Per questo, l’attenzione alla Libia, così come quella alla Tunisia, è alta. E l’esecutivo italiano intende evitare mosse velleitarie, ma piuttosto lavorare in partnership con gli alleati, sfruttando anche le rinnovate attenzioni che gli Stati Uniti hanno dato ai dossier nordafricani — il viaggio del direttore della Cia e l’incontro tra inviati speciali sulla Libia organizzato a Washington, le pressioni americane su Tunisi per rispettare i dettami segnati dal Fondo monetario internazionale che dovrebbe erogare una linea di credito fondamentale.

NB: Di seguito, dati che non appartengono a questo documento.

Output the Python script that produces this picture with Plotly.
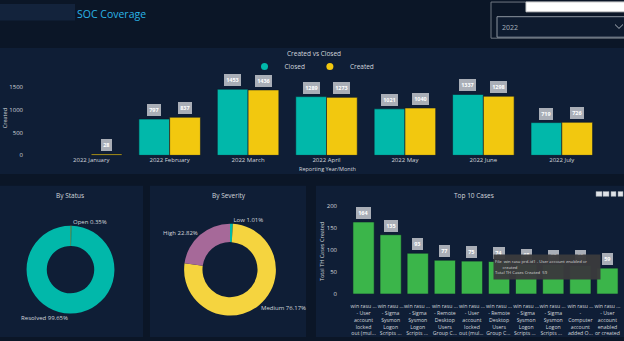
import plotly.graph_objects as go

# ---------------- data ----------------
months = ["2022 January", "2022 February", "2022 March", "2022 April",
          "2022 May", "2022 June", "2022 July"]
closed = [None, 797, 1453, 1289, 1021, 1337, 719]
created = [28, 837, 1436, 1273, 1040, 1298, 726]

status_labels = ["Open", "Resolved"]
status_values = [23, 6615]

severity_labels = ["Low", "Medium", "High"]
severity_values = [67, 5056, 1515]

top_cases = [
    "win rasu ...<br>- User<br>account<br>locked<br>out (mul...",
    "win rasu ...<br>- Sigma<br>Sysmon<br>Logon<br>Scripts ...",
    "win rasu ... <br>- Sigma<br>Sysmon<br>Logon<br>Scripts ... ",
    "win rasu ...<br>- Remote<br>Desktop<br>Users<br>Group C...",
    "win rasu ...<br>- User<br>account<br>locked<br>out (mul... ",
    "win rasu ...<br>- Remote<br>Desktop<br>Users<br>Group C... ",
    "win rasu ...<br>- Sigma<br>Sysmon<br>Logon<br>Scripts ...  ",
    "win rasu ... <br>- Sigma<br>Sysmon<br>Logon<br>Scripts ...   ",
    "win rasu ...<br>-<br>Computer<br>account<br>added O...",
    "win rasu ...<br>- User<br>account<br>enabled<br>or created",
]
top_counts = [164, 135, 93, 77, 75, 74, 68, 67, 65, 59]

# ---------------- style ----------------
W, H = 624, 341
FONT = "Segoe UI, Open Sans, sans-serif"
TEAL = "#01B8AA"
YELLOW = "#F2C80F"
MED_YELLOW = "#F5D43F"
PURPLE = "#A66999"
GREEN = "#3BB54A"
BG = "#0b1627"
PANEL = "#0f1e36"
TXT = "#d3d7dd"
LBL_BG = "#a9aeb7"
BARGAP = 0.215


def px(x):
    return x / W


def py(y):
    return 1 - y / H


fig = go.Figure()

# Created vs Closed
fig.add_trace(go.Bar(x=months, y=closed, name="Closed", marker=dict(color=TEAL, line=dict(color="#0d1a2c", width=0.6)),
                     xaxis="x", yaxis="y", showlegend=False, hoverinfo="skip"))
fig.add_trace(go.Bar(x=months, y=created, name="Created", marker=dict(color=YELLOW, line=dict(color="#0d1a2c", width=0.6)),
                     xaxis="x", yaxis="y", showlegend=False, hoverinfo="skip"))
# legend entries (circles like the original)
fig.add_trace(go.Scatter(x=[None], y=[None], mode="markers", name="Closed",
                         marker=dict(symbol="circle", size=7, color=TEAL), xaxis="x", yaxis="y"))
fig.add_trace(go.Scatter(x=[None], y=[None], mode="markers", name="Created",
                         marker=dict(symbol="circle", size=7, color=YELLOW), xaxis="x", yaxis="y"))

# Top 10 cases
fig.add_trace(go.Bar(x=top_cases, y=top_counts, marker=dict(color=GREEN, line=dict(color="#0d1a2c", width=0.6)),
                     xaxis="x2", yaxis="y2", showlegend=False, hoverinfo="skip"))

# Donuts
fig.add_trace(go.Pie(labels=status_labels, values=status_values, hole=0.54, sort=False,
                     direction="clockwise", rotation=0,
                     marker=dict(colors=[YELLOW, TEAL], line=dict(width=0)),
                     domain=dict(x=[px(25), px(116)], y=[py(317), py(227)]),
                     textposition="outside", texttemplate="%{label} %{percent:.2%}",
                     outsidetextfont=dict(size=6, color=TXT, family=FONT),
                     showlegend=False, hoverinfo="skip"))
fig.add_trace(go.Pie(labels=severity_labels, values=severity_values, hole=0.6, sort=False,
                     direction="clockwise", rotation=0,
                     marker=dict(colors=[TEAL, MED_YELLOW, PURPLE], line=dict(width=0)),
                     domain=dict(x=[px(183), px(277)], y=[py(319), py(225)]),
                     textposition="outside", texttemplate="%{label} %{percent:.2%}",
                     outsidetextfont=dict(size=6, color=TXT, family=FONT),
                     showlegend=False, hoverinfo="skip"))

annotations = []
# data labels for grouped bars
off = (1 - BARGAP) / 4
for i, m in enumerate(months):
    for v, d in ((closed[i], -off), (created[i], off)):
        if v is None:
            continue
        annotations.append(dict(x=i + d, y=v, xref="x", yref="y", text="<b>%d</b>" % v,
                                showarrow=False, yanchor="bottom", yshift=3,
                                bgcolor=LBL_BG, bordercolor=LBL_BG, borderpad=1.2,
                                font=dict(size=5.5, color="white", family=FONT)))
for i, v in enumerate(top_counts):
    annotations.append(dict(x=i, y=v, xref="x2", yref="y2", text="<b>%d</b>" % v,
                            showarrow=False, yanchor="bottom", yshift=3,
                            bgcolor=LBL_BG, bordercolor=LBL_BG, borderpad=1.2,
                            font=dict(size=5.5, color="white", family=FONT)))

def txt(x, y, s, size=7, color=TXT, xanchor="center", angle=0):
    annotations.append(dict(x=px(x), y=py(y), xref="paper", yref="paper", text=s,
                            showarrow=False, xanchor=xanchor, yanchor="middle", textangle=angle,
                            font=dict(size=size, color=color, family=FONT)))

txt(75, 10, "SOC Coverage", size=10.5, color="#2AB4E6", xanchor="left")
txt(314, 51, "Created vs Closed", size=6.5)
txt(5, 117, "Created", size=5.5, angle=-90)
txt(327, 169, "Reporting Year/Month", size=5.5)
txt(70, 196, "By Status", size=6.5)
txt(229, 196, "By Severity", size=6.5)
txt(474, 196, "Top 10 Cases", size=6.5)
txt(322, 254, "Total TH Cases Created", size=5.5, angle=-90)
txt(500, 24, "2022", size=7, color="#a9b0ba", xanchor="left")

# hover tooltip present in the screenshot
annotations.append(dict(x=px(547), y=py(269.5), xref="paper", yref="paper", showarrow=False,
                        xanchor="center", yanchor="middle",
                        width=104, height=22, align="left", bgcolor="rgba(58,58,60,0.96)",
                        text="File&nbsp;&nbsp;win rasu prd-id1 - User account enabled or<br>"
                             "&nbsp;&nbsp;&nbsp;&nbsp;&nbsp;&nbsp;&nbsp;created<br>"
                             "Total TH Cases Created&nbsp;&nbsp;59",
                        font=dict(size=4.2, color="#d8d8d8", family=FONT)))

shapes = []
def rect(x0, y0, x1, y1, fill, line=None, lw=0):
    shapes.append(dict(type="rect", xref="paper", yref="paper", layer="below",
                       x0=px(x0), x1=px(x1), y0=py(y1), y1=py(y0), fillcolor=fill,
                       line=dict(color=line or fill, width=lw)))

rect(0, 0, 75, 17, "#13233c")
rect(0, 45, 624, 174, PANEL)
rect(0, 186, 143, 341, PANEL)
rect(150, 186, 306, 341, PANEL)
rect(316, 186, 624, 341, PANEL)
# slicer box
shapes.append(dict(type="rect", xref="paper", yref="paper", x0=px(491), x1=px(628), y0=py(35), y1=py(-2),
                   line=dict(color="#6f7782", width=1), fillcolor="rgba(0,0,0,0)"))
shapes.append(dict(type="rect", xref="paper", yref="paper", x0=px(497), x1=px(628), y0=py(34), y1=py(13),
                   line=dict(color="#8d95a0", width=1), fillcolor="#0e1b2f"))
shapes.append(dict(type="rect", xref="paper", yref="paper", x0=px(526), x1=px(628), y0=py(8), y1=py(-2),
                   line=dict(color="#cfcfcf", width=1), fillcolor="#ffffff"))
shapes.append(dict(type="path", xref="paper", yref="paper",
                   path="M %f %f L %f %f L %f %f" % (px(615), py(21), px(619), py(25), px(623), py(21)),
                   line=dict(color="#a9b0ba", width=1)))
# visual header icons of the Top 10 panel
for a, b in ((596, 602), (603, 609), (611, 616), (618, 623)):
    shapes.append(dict(type="rect", xref="paper", yref="paper", x0=px(a), x1=px(b), y0=py(197), y1=py(192),
                       line=dict(color="#8a929c", width=0.5), fillcolor="#dfe3e8"))

axis_common = dict(showgrid=False, zeroline=False, showline=False, ticks="",
                   tickfont=dict(size=6, color=TXT, family=FONT))

fig.update_layout(
    width=W, height=H, margin=dict(l=0, r=0, t=0, b=0),
    paper_bgcolor=BG, plot_bgcolor="rgba(0,0,0,0)",
    barmode="group", bargap=BARGAP, bargroupgap=0,
    font=dict(family=FONT, color=TXT),
    xaxis=dict(domain=[px(52), px(601)], anchor="y", type="category", **axis_common),
    yaxis=dict(domain=[py(155), py(80.33)], anchor="x", range=[0, 1600],
               tickvals=[0, 500, 1000, 1500], ticklabelstandoff=28, **axis_common),
    xaxis2=dict(domain=[px(350), px(621)], anchor="y2", type="category", tickangle=0,
                showgrid=False, zeroline=False, showline=False, ticks="", ticklabelstandoff=8,
                tickfont=dict(size=5.2, color=TXT, family=FONT)),
    yaxis2=dict(domain=[py(297), py(207)], anchor="x2", range=[0, 200],
                tickvals=[0, 50, 100, 150, 200], ticklabelstandoff=12, **axis_common),
    legend=dict(orientation="h", x=0.5, xanchor="center", y=py(64), yanchor="middle",
                font=dict(size=6.5, color=TXT, family=FONT), bgcolor="rgba(0,0,0,0)",
                itemwidth=30, tracegroupgap=0),
    annotations=annotations, shapes=shapes,
)

fig.write_html("out.html")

“La focalizzazione della visita del ministro Tajani anche di Tunisia e Turchia è altrettanto importante per ragioni diverse. La Tunisia è un Paese che rischia davvero il collasso economico e dunque l’apertura di una stagione caotica che potrebbe anche favorire dinamiche migratorie che sono particolarmente attenzionate dal governo italiano, che dunque avrebbe tutto l’interesse nel porlo tra le priorità di degli all’estero dell’Unione europea”, osserva Varvelli.

D’altronde, quando il governo parla del “Piano Mattei per l’Africa” non si può non pensare di riempire questo contenitore di intenti anche con progetti per aiutare Tunisi. “Ma è chiaro che l’Italia non può agire da sola, ma l’Ue potrebbe indirizzare con visione strategica progetti come quelli del Global Gateway”, continua Varvelli. “Perché il rischio è che se si ci concentra troppo sul confine orientale, che sarà chiuso a tempo indeterminato davanti alla Russia, si rischia di perdere attenzione a quello meridionale”, che invece secondo il direttore del think tank paneuropeo è quello che per l’Ue dovrebbe essere la sponda su cui aggiustare elementi strategici come il re-shoring/near-shoring davanti alle nuove dinamiche della globalizzazione.

“Riguardo alla Turchia, sappiamo bene che Ankara è tanto un partner quanto un competitor. Basta vedere le dinamiche nel Mediterraneo orientale o il vincolo creato con la presenza in Libia. Ma esistono varie possibilità di cooperazione, anche se per niente semplici, lungo un asse dal doppio ancoraggio: Libia, appunto, e Mediterraneo orientale. È testare queste opportunità il compito che il ministro Tajani, e il governo, si trovano davanti adesso”.